Saturday, February 23, 2008
Recent Alnylam Patents Blur Distinction between Blunt-end dsRNAs and those with 3’ Overhangs
Although, even in the absence of applying obviousness criteria, I doubt that if Kreutzer-Limmer ultimately failed to be applied to 22-24bp RNAs, any other patent application would be able to do so based on prior art, this still raises the question whether 22-24bp RNAs will fall into a free-for-all grey zone.
While the seminal Elbashir et al. publication underlying Tuschl II provided compelling evidence that in most cases 3’ overhangs will enhance RNAi gene silencing, at least in tissue culture, recent patent application by Alnylam itself make me rethink the value of blunt-ends, particularly for in vivo applications.
At the end of January, Alnylam issued a press release on the issuance of the Woppmann patents in the UK (UK 2417727). Although I would not, by any stretch of the imagination, consider it to be an umbrella patent of the stature of Tuschl II, it is still a quite curious patent with relatively early 2003-4 priority in that it describes siRNAs with one blunt-end and one 3’ overhang end (often just one nucleotide) to have gene silencing advantages over the classical Tuschl design features (two 3’ overhangs, best if 2 nucleotides long).
I know that the following passage from the PR has caused some confusion among some of the readers of this blog, and admittedly also myself, as without carefully reading the claims of the patent it could be misunderstood as also covering dsRNAs with two blunt-ends, instead of dsRNAs combining the two features in just one molecule: ”The claims cover siRNA molecules of any length that contain "overhang" and "blunt end" design features, including siRNAs containing chemical modifications and certain novel motifs.”
Does this mean that Alnylam is back-tracking here on the value of 3’ overhangs, i.e. Tuschl II, which could have serious repercussions for the whole RNAi Therapeutics IP space and give companies like Silence Therapeutics or RXi some room to breath? The issue therefore is whether the one 1-nucleotide overhang is really that advantageous or just serves as a fig-leaf designed to disguise the value of blunt-end siRNAs. I therefore found the following passage from the description of another recent Alnylam patent application on the targeting of the Huntingtin gene by RNAi (USPTO application no. 11/588,674) of interest:
“In one embodiment, at least one end of the dsRNA has a single-stranded nucleotide overhang of 1 to 4, preferably 1 or 2 nucleotides. dsRNAs having at least one nucleotide overhang have unexpectedly superior inhibitory properties than their blunt-ended counterparts. Moreover, the present inventors have discovered that the presence of only one nucleotide overhang strengthens the interference activity of the dsRNA… dsRNA having only one overhang has proven particularly stable and effective in vivo, as well as in a variety of cells, cell culture mediums, blood, and serum.”
Maybe it should not come as a surprise that with intense research, the design features of RNAi triggers will evolve over time, somewhat reminiscent of what had happened with monoclonal antibodies before and this can only be a blessing for the realization of RNAi Therapeutics.

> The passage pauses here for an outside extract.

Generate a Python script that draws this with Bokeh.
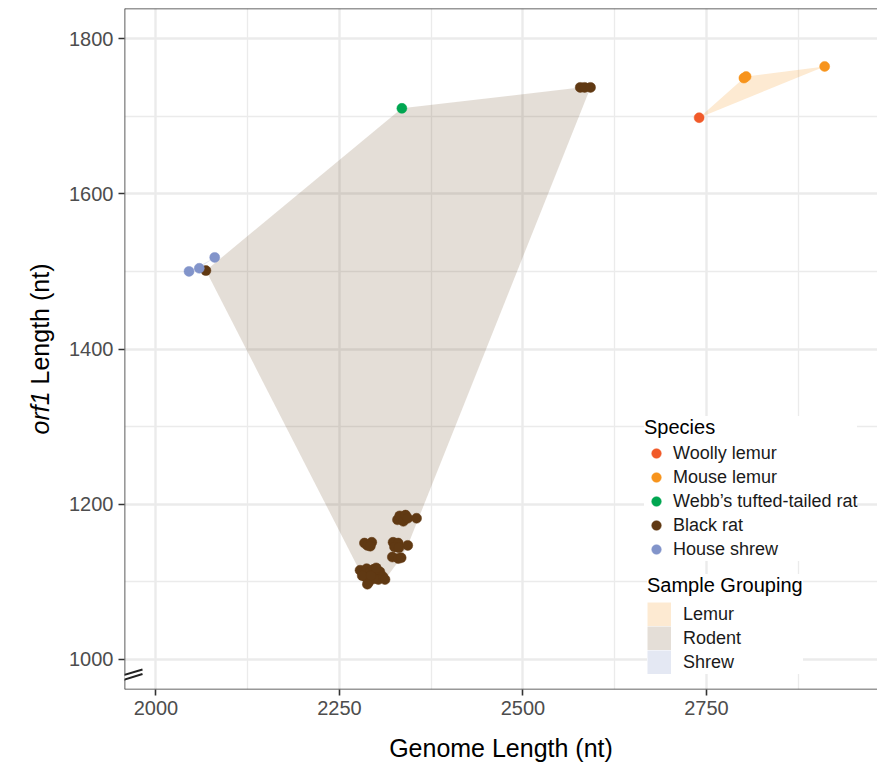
import math
from bokeh.plotting import figure
from bokeh.layouts import row
from bokeh.core.properties import value
from bokeh.models import (Range1d, FixedTicker, Legend, LegendItem, Arrow, Span)
from bokeh.embed import file_html
from bokeh.resources import INLINE

# ---------------- data ----------------
species_names = ["Woolly lemur", "Mouse lemur", "Webb\u2019s tufted-tailed rat", "Black rat", "House shrew"]
species_colors = ["#F15A29", "#F7941D", "#00A651", "#603913", "#8294CA"]

woolly_x = [2740]
woolly_y = [1698]
mouse_x = [2801, 2804, 2911]
mouse_y = [1749, 1751, 1764]
webb_x = [2335]
webb_y = [1710]
rat_x = [2578, 2584, 2592, 2068,
         2329, 2332, 2337, 2340, 2343, 2355,
         2284, 2288, 2294, 2292,
         2323, 2330, 2325, 2331, 2343, 2322, 2330, 2334,
         2278, 2283, 2287, 2292, 2296, 2300, 2305, 2309, 2303, 2297, 2290, 2286, 2281,
         2293, 2300, 2288, 2312]
rat_y = [1737, 1737, 1737, 1501,
         1180, 1185, 1178, 1186, 1182, 1182,
         1150, 1147, 1151, 1146,
         1151, 1150, 1145, 1144, 1147, 1132, 1130, 1131,
         1115, 1112, 1117, 1113, 1116, 1110, 1113, 1107, 1103, 1104, 1100, 1106, 1108,
         1108, 1118, 1097, 1103]
shrew_x = [2045, 2059, 2080]
shrew_y = [1500, 1504, 1518]

group_names = ["Lemur", "Rodent", "Shrew"]
group_colors = ["#F7941D", "#603913", "#8294CA"]
group_alpha = [0.2, 0.17, 0.22]

x_ticks = [2000, 2250, 2500, 2750]
x_minor = [2125, 2375, 2625, 2875]
y_ticks = [1000, 1200, 1400, 1600, 1800]
y_minor = [1100, 1300, 1500, 1700]

x_title = "Genome Length (nt)"
y_title_italic = "orf1"
y_title_rest = "Length (nt)"


def hull(xs, ys):
    pts = sorted(set(zip(xs, ys)))
    if len(pts) < 3:
        return [p[0] for p in pts], [p[1] for p in pts]

    def cross(o, a, b):
        return (a[0] - o[0]) * (b[1] - o[1]) - (a[1] - o[1]) * (b[0] - o[0])
    lower, upper = [], []
    for p in pts:
        while len(lower) >= 2 and cross(lower[-2], lower[-1], p) <= 0:
            lower.pop()
        lower.append(p)
    for p in reversed(pts):
        while len(upper) >= 2 and cross(upper[-2], upper[-1], p) <= 0:
            upper.pop()
        upper.append(p)
    h = lower[:-1] + upper[:-1]
    return [p[0] for p in h], [p[1] for p in h]


FONT = "Liberation Sans"
W, H = 877, 770
TITLE_W = 60
MB_L, MB_R, MB_T, MB_B = 124 - TITLE_W, 0, 8, 81
FRAME_H = H - MB_T - MB_B
X0, X1 = 1957.1, 2983.0
Y0, Y1 = 961.35, 1838.65

p = figure(width=W - TITLE_W, height=H, output_backend="svg", toolbar_location=None,
           x_range=Range1d(X0, X1), y_range=Range1d(Y0, Y1),
           min_border_left=MB_L, min_border_right=MB_R, min_border_top=MB_T,
           min_border_bottom=MB_B)
p.background_fill_color = "white"
p.border_fill_color = "white"
p.outline_line_color = None

xt = FixedTicker(ticks=x_ticks, minor_ticks=x_minor)
yt = FixedTicker(ticks=y_ticks, minor_ticks=y_minor)
p.xaxis.ticker = xt
p.yaxis.ticker = yt
p.xgrid.ticker = xt
p.ygrid.ticker = yt
for g in (p.xgrid, p.ygrid):
    g.grid_line_color = "#EBEBEB"
    g.grid_line_width = 2.4
    g.minor_grid_line_color = "#EBEBEB"
    g.minor_grid_line_width = 1.3

for ax in (p.xaxis, p.yaxis):
    ax.axis_line_color = None
    ax.major_tick_line_color = "#333333"
    ax.major_tick_line_width = 1.6
    ax.major_tick_out = 6
    ax.major_tick_in = 0
    ax.minor_tick_line_color = None
    ax.major_label_text_font = FONT
    ax.major_label_text_font_size = "20px"
    ax.major_label_text_color = "#4D4D4D"
    ax.major_label_standoff = 5

p.xaxis.axis_label = x_title
p.xaxis.axis_label_text_font = FONT
p.xaxis.axis_label_text_font_size = "25px"
p.xaxis.axis_label_text_font_style = "normal"
p.xaxis.axis_label_text_color = "#000000"
p.xaxis.axis_label_standoff = 16

# ---- panel border: top, bottom, left (right edge lies beyond the picture) ----
for loc, dim in ((Y1, "width"), (Y0, "width"), (X0, "height")):
    p.add_layout(Span(location=loc, dimension=dim, line_color="#333333", line_width=1.6))

# ---- hulls ----
group_pts = [
    (woolly_x + mouse_x, woolly_y + mouse_y),
    (webb_x + rat_x, webb_y + rat_y),
    (shrew_x, shrew_y),
]
for (gx, gy), col, al in zip(group_pts, group_colors, group_alpha):
    hx, hy = hull(gx, gy)
    p.patch(hx, hy, fill_color=col, fill_alpha=al, line_color=None)

# legend swatches for the groups (full-size filled keys; nothing drawn in the panel)
NAN = float("nan")
swatch_renderers = []
for col, al in zip(group_colors, group_alpha):
    r = p.line(x=[NAN, NAN], y=[NAN, NAN], line_color=col, line_alpha=al,
               line_width=24, line_cap="butt")
    swatch_renderers.append(r)

# ---- points ----
sp_data = [(woolly_x, woolly_y), (mouse_x, mouse_y), (webb_x, webb_y), (rat_x, rat_y), (shrew_x, shrew_y)]
pt_renderers = []
for (sx, sy), col in zip(sp_data, species_colors):
    r = p.scatter(sx, sy, size=10, fill_color=col, line_color=col, line_width=0.5)
    pt_renderers.append(r)

# ---- legends ----
common = dict(orientation="vertical", padding=6, margin=0, label_height=24,
              glyph_width=24, glyph_height=24, spacing=0,
              label_text_font=FONT, label_text_font_size="18px", label_text_color="#1A1A1A",
              title_text_font=FONT, title_text_font_size="20px", title_text_font_style="normal",
              title_text_color="#000000",
              background_fill_color="white", background_fill_alpha=1.0, border_line_color=None)
leg1 = Legend(items=[LegendItem(label=n, renderers=[r]) for n, r in zip(species_names, pt_renderers)],
              title="Species", location=(520, 128), label_standoff=5, title_standoff=2, **common)
leg2 = Legend(items=[LegendItem(label=n, renderers=[r]) for n, r in zip(group_names, swatch_renderers)],
              title="Sample Grouping", location=(523, 15), label_standoff=12, title_standoff=5,
              **common)
p.add_layout(leg1)
p.add_layout(leg2)

# ---- axis break marks ----
p.add_layout(Arrow(end=None, x_start=-16, y_start=7.5, x_end=18, y_end=18,
                   start_units="screen", end_units="screen",
                   line_color="white", line_width=5))
for y0, y1 in ((10, 20), (5, 15.5)):
    p.add_layout(Arrow(end=None, x_start=-16, y_start=y0, x_end=18, y_end=y1,
                       start_units="screen", end_units="screen",
                       line_color="#222222", line_width=2))

# ---- y axis title (mixed italic) in a narrow side figure, frame aligned with the plot ----
tf = figure(width=TITLE_W, height=H, output_backend="svg", toolbar_location=None,
            x_range=Range1d(0, TITLE_W), y_range=Range1d(0, FRAME_H),
            x_axis_location=None, y_axis_location=None,
            min_border_left=0, min_border_right=0, min_border_top=MB_T, min_border_bottom=MB_B)
tf.outline_line_color = None
tf.background_fill_color = "white"
tf.border_fill_color = "white"
for g in tf.grid:
    g.grid_line_color = None

fs = 25
w_orf1 = (0.556 + 0.333 + 0.278 + 0.556) * fs
w_space = 0.278 * fs
w_rest = (0.556 * 4 + 0.278 + 0.556 + 0.278 + 0.333 + 0.556 + 0.278 + 0.333) * fs
total = w_orf1 + w_space + w_rest
start = FRAME_H / 2.0 - total / 2.0
mid_x = 39.5

tf.text(x=[mid_x], y=[start], text=[y_title_italic], angle=math.pi / 2,
        text_align="left", text_baseline="middle", text_font=value(FONT),
        text_font_size="25px", text_font_style="italic", text_color="#000000")
tf.text(x=[mid_x], y=[start + w_orf1 + w_space], text=[y_title_rest], angle=math.pi / 2,
        text_align="left", text_baseline="middle", text_font=value(FONT),
        text_font_size="25px", text_font_style="normal", text_color="#000000")

layout = row(tf, p, spacing=0)
open("out.html", "w").write(file_html(layout, INLINE))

However, from a business point of view, this raises the question what will be considered sufficiently novel or merely an improvement of a fundamental design. Clearly, at a time when many dsRNAs and also single-stranded oligonucleotides are found to be able to accomplish gene silencing via RNAi, the systematic analysis of particularly dsRNAs between ~19-25bp in length with various types of overhangs or no overhangs should be of value here. I’m almost sure this has been done already and is ongoing in other parts of the industry, but it certainly would be nice to see an unbiased publication on that very subject.